• _Code that draws figures_:
-=-=-=-=-
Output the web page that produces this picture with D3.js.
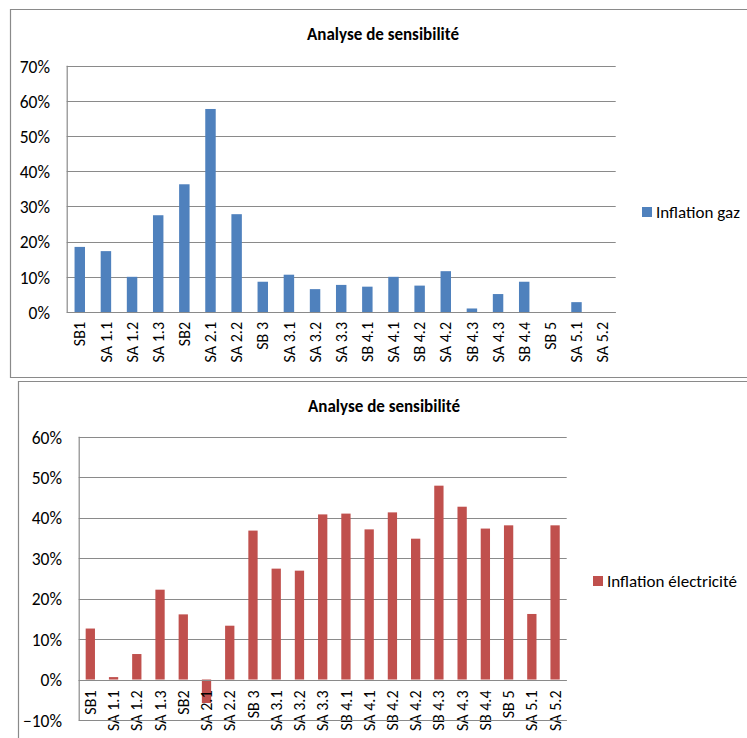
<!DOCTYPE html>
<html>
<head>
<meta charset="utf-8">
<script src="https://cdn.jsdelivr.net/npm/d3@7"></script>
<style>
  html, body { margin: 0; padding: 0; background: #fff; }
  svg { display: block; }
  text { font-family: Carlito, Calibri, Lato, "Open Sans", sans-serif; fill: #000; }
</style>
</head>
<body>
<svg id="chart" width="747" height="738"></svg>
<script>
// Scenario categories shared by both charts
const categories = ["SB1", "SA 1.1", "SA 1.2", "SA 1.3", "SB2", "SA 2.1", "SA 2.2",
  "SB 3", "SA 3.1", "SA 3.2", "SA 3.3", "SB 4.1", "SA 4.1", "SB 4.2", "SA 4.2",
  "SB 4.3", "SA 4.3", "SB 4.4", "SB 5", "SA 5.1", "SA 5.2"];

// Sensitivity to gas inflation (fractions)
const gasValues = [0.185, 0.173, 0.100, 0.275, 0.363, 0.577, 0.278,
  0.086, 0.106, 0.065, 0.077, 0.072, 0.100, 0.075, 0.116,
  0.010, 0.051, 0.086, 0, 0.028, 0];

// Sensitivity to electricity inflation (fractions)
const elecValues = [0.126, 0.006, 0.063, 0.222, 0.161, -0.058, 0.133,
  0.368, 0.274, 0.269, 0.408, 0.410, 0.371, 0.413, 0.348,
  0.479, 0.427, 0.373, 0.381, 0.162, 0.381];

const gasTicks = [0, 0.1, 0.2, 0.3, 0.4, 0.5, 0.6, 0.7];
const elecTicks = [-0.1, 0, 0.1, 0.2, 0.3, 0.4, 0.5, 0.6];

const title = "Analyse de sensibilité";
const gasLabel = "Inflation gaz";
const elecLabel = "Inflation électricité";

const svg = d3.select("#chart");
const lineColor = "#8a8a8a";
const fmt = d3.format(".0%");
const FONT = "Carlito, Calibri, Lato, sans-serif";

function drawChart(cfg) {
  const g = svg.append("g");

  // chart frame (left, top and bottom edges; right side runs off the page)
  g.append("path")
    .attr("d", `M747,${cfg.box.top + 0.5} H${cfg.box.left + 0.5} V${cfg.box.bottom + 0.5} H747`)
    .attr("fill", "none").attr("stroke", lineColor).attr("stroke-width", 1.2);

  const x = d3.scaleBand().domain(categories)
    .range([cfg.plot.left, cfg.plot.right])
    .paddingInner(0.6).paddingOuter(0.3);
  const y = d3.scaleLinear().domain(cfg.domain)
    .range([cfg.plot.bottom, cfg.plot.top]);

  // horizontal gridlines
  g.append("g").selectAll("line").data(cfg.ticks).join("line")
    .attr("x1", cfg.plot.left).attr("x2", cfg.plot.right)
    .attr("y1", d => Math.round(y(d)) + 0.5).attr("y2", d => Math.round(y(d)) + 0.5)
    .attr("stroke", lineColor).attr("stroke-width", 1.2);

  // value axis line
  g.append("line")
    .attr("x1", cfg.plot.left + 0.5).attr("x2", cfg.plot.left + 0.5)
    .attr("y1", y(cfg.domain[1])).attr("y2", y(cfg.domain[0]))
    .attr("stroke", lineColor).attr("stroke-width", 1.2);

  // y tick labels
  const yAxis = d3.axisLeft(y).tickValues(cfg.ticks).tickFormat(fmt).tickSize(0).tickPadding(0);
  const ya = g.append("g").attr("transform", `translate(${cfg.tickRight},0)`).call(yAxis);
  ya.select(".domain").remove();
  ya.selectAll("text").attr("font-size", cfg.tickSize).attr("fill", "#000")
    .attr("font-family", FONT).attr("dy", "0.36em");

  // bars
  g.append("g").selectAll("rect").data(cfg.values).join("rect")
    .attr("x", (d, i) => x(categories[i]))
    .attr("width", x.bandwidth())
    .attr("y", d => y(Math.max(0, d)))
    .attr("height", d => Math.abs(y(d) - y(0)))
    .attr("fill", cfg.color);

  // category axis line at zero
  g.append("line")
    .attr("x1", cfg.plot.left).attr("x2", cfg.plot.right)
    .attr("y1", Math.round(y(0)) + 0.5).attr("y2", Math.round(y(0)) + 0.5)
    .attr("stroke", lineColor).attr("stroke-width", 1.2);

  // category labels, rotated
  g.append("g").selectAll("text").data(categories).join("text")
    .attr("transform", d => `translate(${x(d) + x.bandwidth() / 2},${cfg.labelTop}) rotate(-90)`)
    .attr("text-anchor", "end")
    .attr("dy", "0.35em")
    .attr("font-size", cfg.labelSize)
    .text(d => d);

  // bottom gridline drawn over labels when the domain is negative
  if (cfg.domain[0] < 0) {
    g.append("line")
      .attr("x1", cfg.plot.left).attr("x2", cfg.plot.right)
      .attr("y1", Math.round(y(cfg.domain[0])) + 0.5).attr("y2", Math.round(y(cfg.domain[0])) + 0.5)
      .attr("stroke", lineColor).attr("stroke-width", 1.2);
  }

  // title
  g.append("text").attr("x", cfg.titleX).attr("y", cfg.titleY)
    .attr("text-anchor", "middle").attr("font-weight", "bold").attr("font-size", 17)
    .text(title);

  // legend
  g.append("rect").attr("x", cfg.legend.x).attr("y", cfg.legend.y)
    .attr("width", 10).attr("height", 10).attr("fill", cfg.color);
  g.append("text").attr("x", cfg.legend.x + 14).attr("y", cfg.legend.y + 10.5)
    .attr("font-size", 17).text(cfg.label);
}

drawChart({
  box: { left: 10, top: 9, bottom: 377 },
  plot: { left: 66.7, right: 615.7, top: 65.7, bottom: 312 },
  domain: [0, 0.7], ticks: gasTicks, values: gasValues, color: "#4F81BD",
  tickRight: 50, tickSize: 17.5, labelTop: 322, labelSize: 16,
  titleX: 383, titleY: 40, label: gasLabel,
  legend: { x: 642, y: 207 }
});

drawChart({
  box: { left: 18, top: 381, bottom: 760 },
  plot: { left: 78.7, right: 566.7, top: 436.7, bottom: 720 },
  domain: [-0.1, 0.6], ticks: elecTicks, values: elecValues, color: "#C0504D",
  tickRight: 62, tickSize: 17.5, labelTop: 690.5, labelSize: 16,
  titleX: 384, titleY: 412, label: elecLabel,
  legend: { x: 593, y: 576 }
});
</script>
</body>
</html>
-=-=-=-=-
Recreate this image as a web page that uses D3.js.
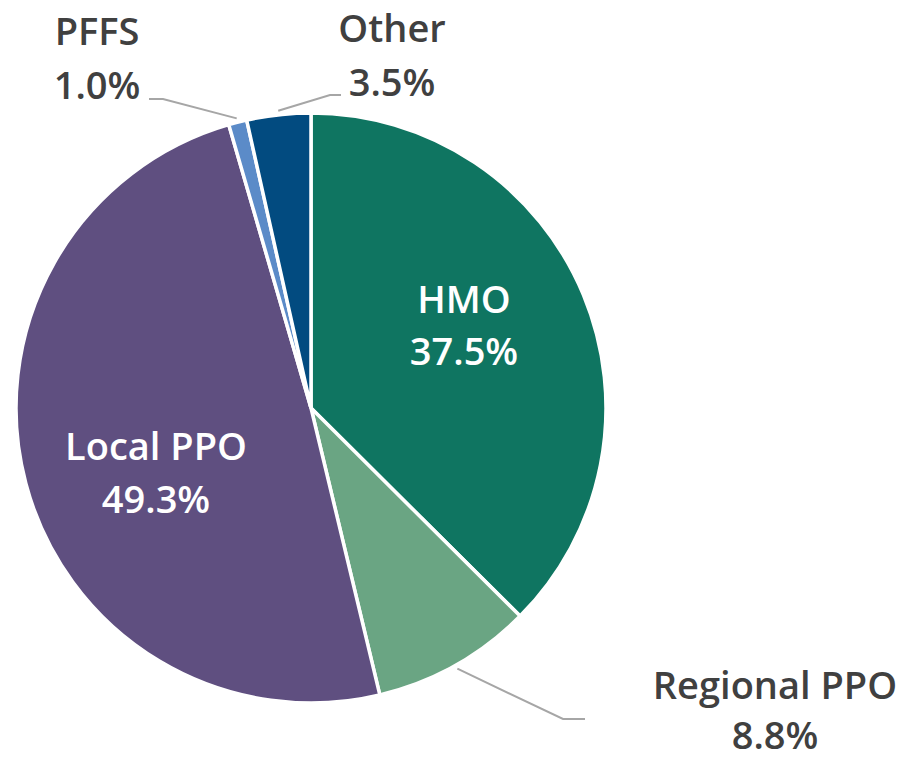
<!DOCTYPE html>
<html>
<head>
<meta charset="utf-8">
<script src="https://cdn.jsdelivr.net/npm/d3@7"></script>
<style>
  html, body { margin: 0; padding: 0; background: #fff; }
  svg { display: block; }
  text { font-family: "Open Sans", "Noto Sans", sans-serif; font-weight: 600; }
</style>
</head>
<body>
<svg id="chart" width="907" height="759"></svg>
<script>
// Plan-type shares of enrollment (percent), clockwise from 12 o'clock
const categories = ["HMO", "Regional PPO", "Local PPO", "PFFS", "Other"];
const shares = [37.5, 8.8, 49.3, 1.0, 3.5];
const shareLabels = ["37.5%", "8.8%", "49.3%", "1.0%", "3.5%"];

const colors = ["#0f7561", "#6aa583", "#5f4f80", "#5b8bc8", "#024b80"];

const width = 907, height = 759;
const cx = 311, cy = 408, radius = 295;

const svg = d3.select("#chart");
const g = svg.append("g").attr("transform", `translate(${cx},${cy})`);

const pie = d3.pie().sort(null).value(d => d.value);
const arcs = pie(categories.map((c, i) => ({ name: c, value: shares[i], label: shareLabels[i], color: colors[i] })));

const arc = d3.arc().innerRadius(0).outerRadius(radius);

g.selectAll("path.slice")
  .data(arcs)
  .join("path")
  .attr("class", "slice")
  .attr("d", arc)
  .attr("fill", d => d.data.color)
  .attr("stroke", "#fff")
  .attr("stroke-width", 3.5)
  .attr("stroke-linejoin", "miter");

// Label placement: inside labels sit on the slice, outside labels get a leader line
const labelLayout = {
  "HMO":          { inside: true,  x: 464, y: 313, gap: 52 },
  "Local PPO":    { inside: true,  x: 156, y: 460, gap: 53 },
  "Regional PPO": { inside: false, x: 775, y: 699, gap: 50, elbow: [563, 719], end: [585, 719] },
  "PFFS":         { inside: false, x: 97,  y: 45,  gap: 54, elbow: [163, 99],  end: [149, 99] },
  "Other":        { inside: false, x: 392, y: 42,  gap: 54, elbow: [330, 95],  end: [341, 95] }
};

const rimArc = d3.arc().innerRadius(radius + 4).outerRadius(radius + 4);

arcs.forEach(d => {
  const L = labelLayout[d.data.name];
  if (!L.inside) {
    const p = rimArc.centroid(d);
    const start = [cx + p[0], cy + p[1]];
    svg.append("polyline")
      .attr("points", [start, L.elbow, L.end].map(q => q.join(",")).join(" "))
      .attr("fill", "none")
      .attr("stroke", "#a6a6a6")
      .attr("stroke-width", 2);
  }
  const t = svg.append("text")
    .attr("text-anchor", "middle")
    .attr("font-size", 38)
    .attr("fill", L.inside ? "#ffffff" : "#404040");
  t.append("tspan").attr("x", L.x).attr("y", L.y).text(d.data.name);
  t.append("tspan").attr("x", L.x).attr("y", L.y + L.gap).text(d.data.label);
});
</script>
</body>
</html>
-=-=-=-=-
• _CHALLENGE_: Leave the pictures aside and restate exactly the lines from the one containing "Output the web" to the one containing "const elecTicks = [-0.1, 0, 0.1, 0.2, 0.3, 0.4, 0.5, 0.6];", those two lines included.

• _SOLUTION FOR THIS EXERCISE_:
Output the web page that produces this picture with D3.js.
<!DOCTYPE html>
<html>
<head>
<meta charset="utf-8">
<script src="https://cdn.jsdelivr.net/npm/d3@7"></script>
<style>
  html, body { margin: 0; padding: 0; background: #fff; }
  svg { display: block; }
  text { font-family: Carlito, Calibri, Lato, "Open Sans", sans-serif; fill: #000; }
</style>
</head>
<body>
<svg id="chart" width="747" height="738"></svg>
<script>
// Scenario categories shared by both charts
const categories = ["SB1", "SA 1.1", "SA 1.2", "SA 1.3", "SB2", "SA 2.1", "SA 2.2",
  "SB 3", "SA 3.1", "SA 3.2", "SA 3.3", "SB 4.1", "SA 4.1", "SB 4.2", "SA 4.2",
  "SB 4.3", "SA 4.3", "SB 4.4", "SB 5", "SA 5.1", "SA 5.2"];

// Sensitivity to gas inflation (fractions)
const gasValues = [0.185, 0.173, 0.100, 0.275, 0.363, 0.577, 0.278,
  0.086, 0.106, 0.065, 0.077, 0.072, 0.100, 0.075, 0.116,
  0.010, 0.051, 0.086, 0, 0.028, 0];

// Sensitivity to electricity inflation (fractions)
const elecValues = [0.126, 0.006, 0.063, 0.222, 0.161, -0.058, 0.133,
  0.368, 0.274, 0.269, 0.408, 0.410, 0.371, 0.413, 0.348,
  0.479, 0.427, 0.373, 0.381, 0.162, 0.381];

const gasTicks = [0, 0.1, 0.2, 0.3, 0.4, 0.5, 0.6, 0.7];
const elecTicks = [-0.1, 0, 0.1, 0.2, 0.3, 0.4, 0.5, 0.6];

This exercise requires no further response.